Helaas is 2850 euro nog steeds een flink bedrag en moet me toch echt van het hart dat ik vind dat het bij deze ‘instapversie’ van deze platenspeler geleverde Goldring Elektra element totaal niet past. Dit moving magnet element is in zijn prijsklasse echt niet verkeerd, maar komt in de Max totaal niet uit de verf. Sterker nog, het element haalt vrijwel alle kwaliteiten van deze Transrotor naar beneden. De keuze voor de Goldring Elektra als meegeleverd element zal puur gebaseerd zijn op de wens om de Max onder 2900 euro aan te kunnen bieden. Zonde, ik had ervoor gekozen om de goedkoopste versie 100 euro goedkoper op de markt te brengen en de keuze voor een element bij de klant gelaten. Een goede dealer zal deze speler dan ook alleen horen met een beter passend element, of de Max-uitvoeringen met een Transrotor Ucello of MC Merlo in het assortiment opnemen.

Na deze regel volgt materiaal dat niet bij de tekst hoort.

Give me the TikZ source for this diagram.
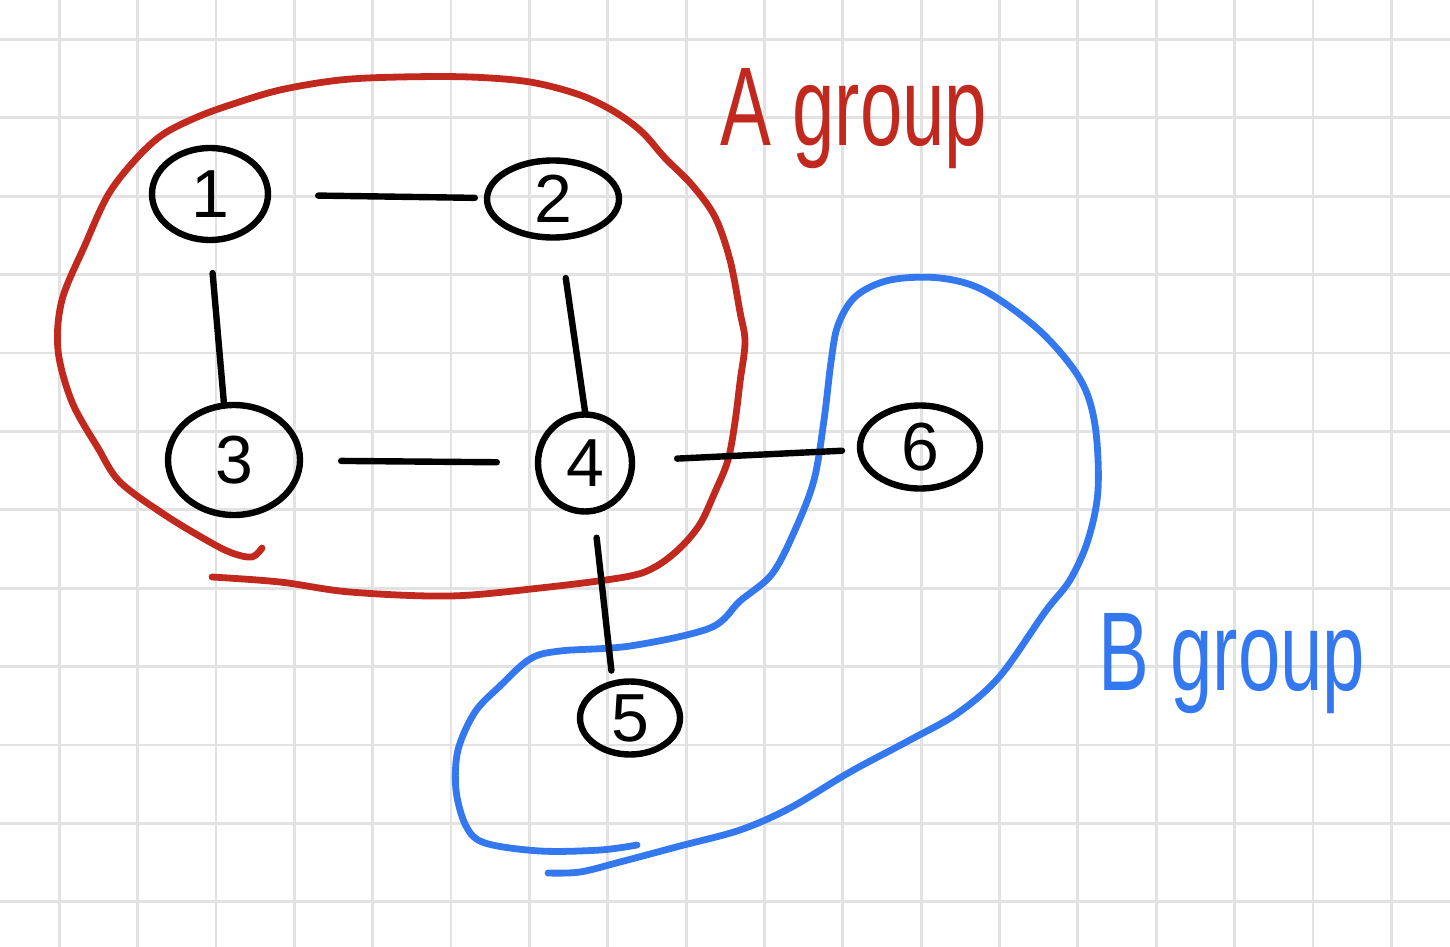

Dat gezegd hebbende, moet ik toegeven dat de Transrotor Max een prima draaitafel zal zijn voor wie graag op analytische wijze van vinyl wil genieten. Door met verschillende elementen (of arm- /elementcombinaties) te spelen is die manier van weergave aan de persoonlijke smaak van de luisteraar aan te passen en de zeer degelijke constructie van deze speler staat garant voor een zeer lange levensduur met voldoende upgrademogelijkheden. 

Prijzen

Transrotor Max met TR-800-S en Goldring Elektra: 2850 euro
Extra toonarmbasis: 620 euro (9 inch)/ 680 euro (12 inch)
Armsokkel (type SME): 460 euro
Konstant Eins voeding: 350 euro
Konstant M-1 Reference voeding: 850 euro.